After the Magic

My journey to Catholicism was, ironically, the logical extension of applying Pagan principles to my life.

"Paganism is a religion of experience, not faith. It's not about what you believe. It is a path based on what you do, not what you think."

I first encountered this description of modern Paganism back in 1990, at a beginner's class on Goddess spirituality. Since then, it is the one comment I've heard most consistently made about Pagan religion. Druids, Wiccans, and other Pagans often regard dogma as a dangerous concept that leads not to intelligible truth, but merely foments conflict and division. Instead of doctrine, Paganism offers a variety of tools and exercises that enable its adherents to decide for themselves what, if anything, is worth believing. Even the most conservative, traditionalist Pagans still tend to insist that their teachings represent only one of many possible approaches to truth.

One of the reasons I embraced nature spirituality is because I found this rejection of dogma to be deliriously alluring. Christianity teaches, "You will know the truth and it will make you free." By contrast, Paganism seems to say "Assert your freedom, and only then can you find truth." This was an offer I couldn't refuse.

When I became a Pagan, I immersed myself in a vast intellectual playground. My new spirituality inspired me to study world religious history, shamanic and magical practices, Celtic mythology, and ecofeminism. I applied my non-dogmatic mind to mastering the elements of Pagan ritual, from solitary Wiccan circles to intricate Indo-European "reconstructionist" ceremonies. I explored guided meditation, the invocation of spirits and deities, and the practice of spellcraft. Meanwhile, no one told me what to believe. I chose to study with several teachers over the years, not because I was "supposed to" but because I could see that they had something to offer me. But as soon as a teacher no longer met my needs, I quickly moved on.

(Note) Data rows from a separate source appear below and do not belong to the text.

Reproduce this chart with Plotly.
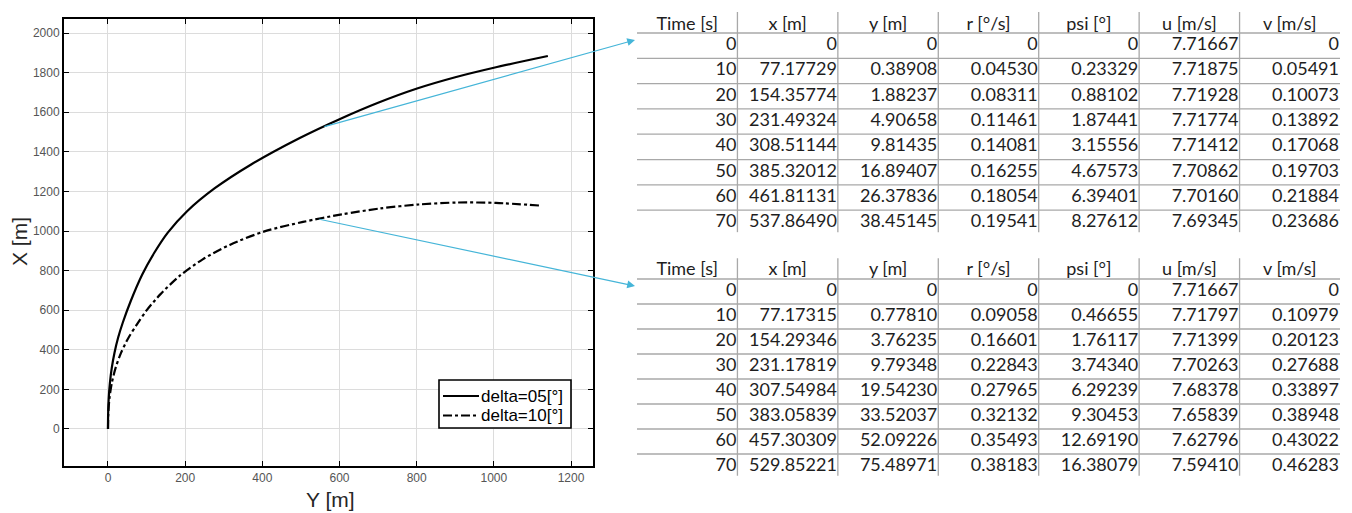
import plotly.graph_objects as go

# ---------------- data ----------------
time_s = [0, 10, 20, 30, 40, 50, 60, 70]

# delta = 05 [deg]
d05_x = [0, 77.17729, 154.35774, 231.49324, 308.51144, 385.32012, 461.81131, 537.86490]
d05_y = [0, 0.38908, 1.88237, 4.90658, 9.81435, 16.89407, 26.37836, 38.45145]
d05_r = [0, 0.04530, 0.08311, 0.11461, 0.14081, 0.16255, 0.18054, 0.19541]
d05_psi = [0, 0.23329, 0.88102, 1.87441, 3.15556, 4.67573, 6.39401, 8.27612]
d05_u = [7.71667, 7.71875, 7.71928, 7.71774, 7.71412, 7.70862, 7.70160, 7.69345]
d05_v = [0, 0.05491, 0.10073, 0.13892, 0.17068, 0.19703, 0.21884, 0.23686]

# delta = 10 [deg]
d10_x = [0, 77.17315, 154.29346, 231.17819, 307.54984, 383.05839, 457.30309, 529.85221]
d10_y = [0, 0.77810, 3.76235, 9.79348, 19.54230, 33.52037, 52.09226, 75.48971]
d10_r = [0, 0.09058, 0.16601, 0.22843, 0.27965, 0.32132, 0.35493, 0.38183]
d10_psi = [0, 0.46655, 1.76117, 3.74340, 6.29239, 9.30453, 12.69190, 16.38079]
d10_u = [7.71667, 7.71797, 7.71399, 7.70263, 7.68378, 7.65839, 7.62796, 7.59410]
d10_v = [0, 0.10979, 0.20123, 0.27688, 0.33897, 0.38948, 0.43022, 0.46283]

# rest of the trajectories (after 70 s)
ext05_y = [58.5, 88.5, 120, 155, 205, 276, 370, 497, 600, 700, 801, 900, 1000, 1140]
ext05_x = [644, 779, 890, 992, 1100, 1215, 1335, 1470, 1565, 1648, 1720, 1777, 1825, 1884]
ext10_y = [100.5, 135.5, 185.5, 245.5, 315.5, 405.5, 505.5, 605.5, 705.5, 805.5, 905.5,
           1005.5, 1124]
ext10_x = [600, 680, 773, 857, 930, 998, 1046, 1084, 1114, 1134, 1144, 1142, 1128]

headers = ["Time [s]", "x [m]", "y [m]", "r [°/s]", "psi [°]", "u [m/s]", "v [m/s]"]
legend_names = ["delta=05[°]", "delta=10[°]"]
x_ticks = [0, 200, 400, 600, 800, 1000, 1200]
y_ticks = [0, 200, 400, 600, 800, 1000, 1200, 1400, 1600, 1800, 2000]

# ---------------- layout constants ----------------
W, H = 1352, 513
PX_L, PX_R, PX_T, PX_B = 64, 593, 19, 466
XR = [-114, 1257]
YR = [-187, 2071]
CYAN = "#45b5d8"
TXT_FONT = dict(family="Lato", size=18, color="#1e1e1e")
GRID_LINE = "#a8a8a8"


def px_to_data_x(px):
    return XR[0] + (px - PX_L) * (XR[1] - XR[0]) / (PX_R - PX_L)


def px_to_data_y(py):
    return YR[1] - (py - PX_T) * (YR[1] - YR[0]) / (PX_B - PX_T)


fig = go.Figure()

# trajectories: horizontal axis = Y [m], vertical axis = X [m]
styles = [dict(color="black", width=2.2, shape="spline", smoothing=0.8),
          dict(color="black", width=2.2, dash="dashdot", shape="spline", smoothing=0.8)]
fig.add_trace(go.Scatter(x=d05_y + ext05_y, y=d05_x + ext05_x, mode="lines",
                         name=legend_names[0], line=styles[0], showlegend=False))
fig.add_trace(go.Scatter(x=d10_y + ext10_y, y=d10_x + ext10_x, mode="lines",
                         name=legend_names[1], line=styles[1], showlegend=False))


def fmt(v):
    return "0" if v == 0 else f"{v:.5f}"


def add_table(cols, yaxis, header_row):
    fig.add_trace(go.Scatter(
        x=[c + 0.5 for c in range(len(headers))], y=[header_row] * len(headers),
        text=headers, mode="text", textposition="middle center",
        textfont=TXT_FONT, xaxis="x2", yaxis=yaxis, showlegend=False,
        hoverinfo="skip", cliponaxis=False))
    xs, ys, tx = [], [], []
    for c, col in enumerate(cols):
        for j, v in enumerate(col):
            xs.append(c + 0.99)
            ys.append(j + 1.5)
            tx.append(str(v) if c == 0 else fmt(v))
    fig.add_trace(go.Scatter(
        x=xs, y=ys, text=tx, mode="text", textposition="middle left",
        textfont=TXT_FONT, xaxis="x2", yaxis=yaxis, showlegend=False,
        hoverinfo="skip", cliponaxis=False))
    n = len(cols[0])
    for k in range(1, n + 1):
        fig.add_shape(type="line", xref="x2", yref=yaxis, x0=0, x1=len(cols), y0=k, y1=k,
                      line=dict(color=GRID_LINE, width=1.3))
    for c in range(1, len(cols)):
        fig.add_shape(type="line", xref="x2", yref=yaxis, x0=c, x1=c, y0=0.17, y1=n + 0.87,
                      line=dict(color=GRID_LINE, width=1.3))


add_table([time_s, d05_x, d05_y, d05_r, d05_psi, d05_u, d05_v], "y2", 0.72)
add_table([time_s, d10_x, d10_y, d10_r, d10_psi, d10_u, d10_v], "y3", 0.64)

# arrows from the curves to the tables
fig.add_annotation(x=px_to_data_x(635), y=px_to_data_y(40), ax=557, ay=1525,
                   xref="x", yref="y", axref="x", ayref="y", text="", showarrow=True,
                   arrowhead=2, arrowsize=1.3, arrowwidth=1.2, arrowcolor=CYAN, standoff=0)
fig.add_annotation(x=px_to_data_x(635), y=px_to_data_y(286), ax=544, ay=1061,
                   xref="x", yref="y", axref="x", ayref="y", text="", showarrow=True,
                   arrowhead=2, arrowsize=1.3, arrowwidth=1.2, arrowcolor=CYAN, standoff=0)

# axis titles
fig.add_annotation(x=330 / W, y=1 - 499 / H, xref="paper", yref="paper", text="Y [m]",
                   xanchor="center", yanchor="middle", showarrow=False, borderpad=0,
                   font=dict(family="Liberation Sans", size=21, color="#262626"))
fig.add_annotation(x=19 / W, y=1 - 242 / H, xref="paper", yref="paper", text="X [m]",
                   xanchor="center", yanchor="middle", textangle=-90, showarrow=False,
                   font=dict(family="Liberation Sans", size=21, color="#262626"))

# legend box (drawn in paper space)
LG_L, LG_R, LG_T, LG_B = 439, 571, 380, 428
fig.add_shape(type="rect", xref="paper", yref="paper", x0=LG_L / W, x1=LG_R / W,
              y0=1 - LG_B / H, y1=1 - LG_T / H, line=dict(color="black", width=1.6),
              fillcolor="white", layer="above")
for i, (name, st) in enumerate(zip(legend_names, styles)):
    yc = 396 + 19.5 * i
    fig.add_shape(type="line", xref="paper", yref="paper", x0=443 / W, x1=479 / W,
                  y0=1 - yc / H, y1=1 - yc / H, layer="above",
                  line=dict(color="black", width=2.2, dash=st.get("dash", "solid")))
    fig.add_annotation(x=480 / W, y=1 - yc / H, xref="paper", yref="paper", text=name,
                       xanchor="left", yanchor="middle", showarrow=False, borderpad=0,
                       font=dict(family="Liberation Sans", size=17, color="black"))

axis_common = dict(showline=True, linecolor="black", linewidth=2, mirror="ticks",
                   ticks="inside", ticklen=5, tickwidth=1.2, tickcolor="black",
                   showgrid=True, gridcolor="#dcdcdc", gridwidth=1, zeroline=False,
                   tickfont=dict(family="Liberation Sans", size=12, color="#555555"))

fig.update_layout(
    width=W, height=H, margin=dict(l=0, r=0, t=0, b=0),
    paper_bgcolor="white", plot_bgcolor="white",
    font=dict(family="Liberation Sans"),
    xaxis=dict(domain=[PX_L / W, PX_R / W], range=XR, tickvals=x_ticks, anchor="y",
               **axis_common),
    yaxis=dict(domain=[1 - PX_B / H, 1 - PX_T / H], range=YR, tickvals=y_ticks, anchor="x",
               **axis_common),
    xaxis2=dict(domain=[637 / W, 1340 / W], range=[0, 7], visible=False, anchor="y2"),
    yaxis2=dict(domain=[1 - 240 / H, 1], range=[9.18, -0.304], visible=False, anchor="x2"),
    yaxis3=dict(domain=[1 - 490 / H, 1 - 246 / H], range=[9.44, -0.32], visible=False,
                anchor="x2"),
    showlegend=False,
)

fig.write_html("out.html")
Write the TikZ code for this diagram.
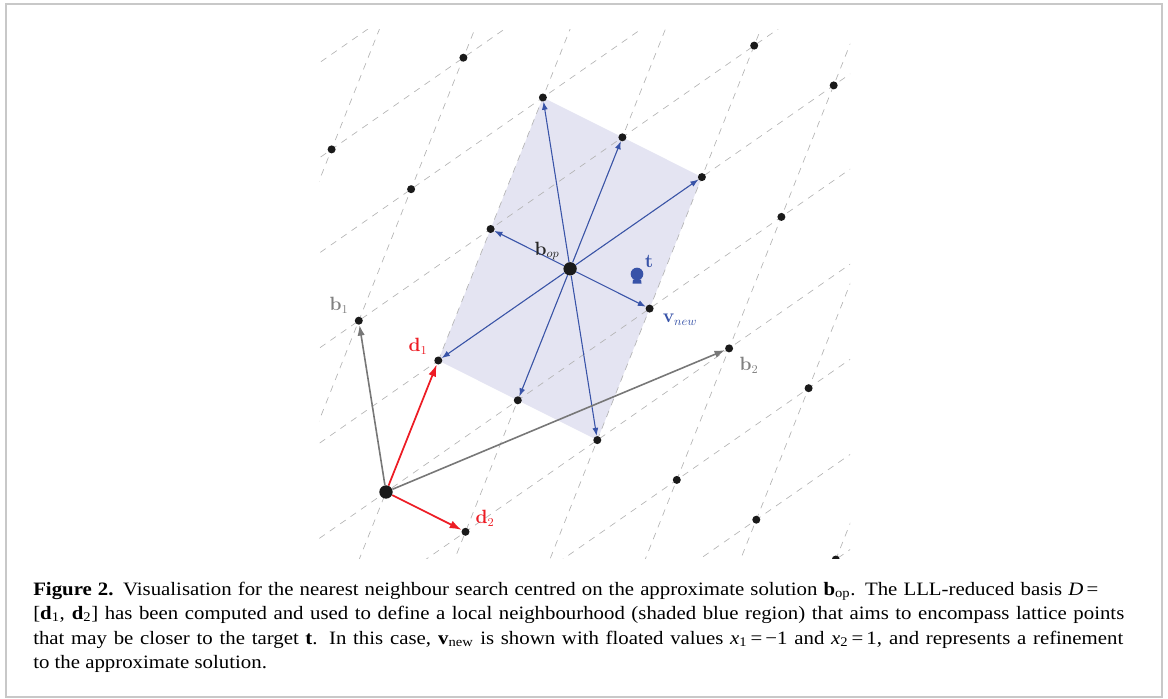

In addition to my studies, I helped establish a Druid grove and a Pagan meditation group, and eventually began teaching Celtic spirituality to a steady stream of enthusiastic students. I was a professional writer before embracing Paganism, so it's only natural that I wrote several books that explained earth-based spirituality for beginners and non-practitioners-and even a book on how to integrate Goddess spirituality with Christianity! Soon I was receiving invitations to speak at Pagan gatherings. I was living a dream life as a "full-time" Pagan, thanks to my teaching and writing.